1, We take our personal histories with us when we travel.

Got this from: Cruising the Past, from Baltimore to Charleston
By Susan Stewart


And another one I came across was this one:


2. On our journeys....

The weight of your emotional baggage may vary.

Tuesday, March 3, 2015

A strange usage

I was talking to a professional Kathak dancer yesterday, who also teaches dance. She was bemoaning the fact that her students just don't put in enough time for practice, and worse, really don't want to learn about the Kathak dance form. She said:

Nowadays the children only want maggi dance.

What she meant was that children want something instant - something they can learn just for that one show...

Tuesday, February 17, 2015

On silence

That most precious of qualities to cultivate and possess.

Silence is itself the stuff of substance; the moments it fills are not the inbetweenery of life but life itself – rich and nuanced and irrepressibly, if quietly, alive.

~ Deborah Underwood

Reminds me of what I read about the rests in music. Rests are not the inbetweenery of the notes of the piece - it creates the melody - it makes the makes the music come alive.

Don Rath Jr. says: Rests allow us the ability to add depth and additional emotions to music through the use of silence.

About horses

There is something very special about horses. I love the way Sharon Ralls Lemon puts it:

The essential joy of being with horses is that it brings us in contact with the rare elements of grace, beauty, spirit, and fire.

Friday, February 13, 2015

Hygge

Hygge, pronounced 'hooga, actually comes from a Norwegian word meaning "well-being." It first appeared in Danish writing in the 18th Century and has been embraced by the Danes ever since!

Hygge means creating a warm atmosphere and enjoying the good things in life with good people. The warm glow of candlelight is hygge. Friends and family is hygge too. There's nothing more hygge than sitting round a table, discussing the big and small things in life.

Monday, January 19, 2015

Susegad

Susegad is a concept which is associated with Goa. It is derived from the Portuguese word sossegado which means quiet. Sadly, the word has acquired negative connotations and is taken to mean a relaxed attitude and enjoyment of life.
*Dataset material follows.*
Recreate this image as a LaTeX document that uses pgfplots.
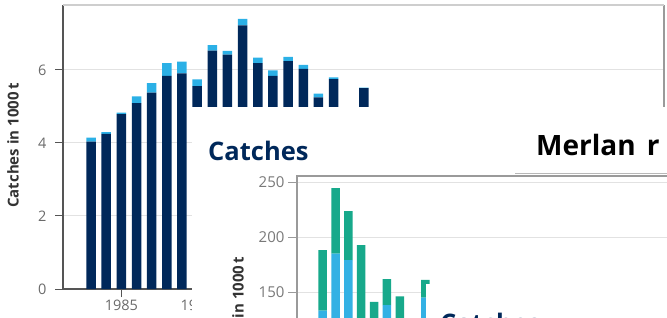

However, this is not what susegad meant. It means contentment, and being at peace with yourself.

Thursday, January 8, 2015

Got an apt word

word-nerd

Came across this in a sentence which tells of an argument with a person who has a fantastic vocabulary. Such people can use words to turn and twist any argument in their favor, and you are left wondering where the argument started and where it went and indeed, where it ended!

Monday, January 5, 2015

Check this out

Fiction makes the world real.

And another one:

Reality is in the eye of the beholder.



A suggested read - Revenge Wears Prada - for those of us who loved The Devil Wears Prada, if just for the last sentence in this review:

I’d rather work for Miranda Priestly any day.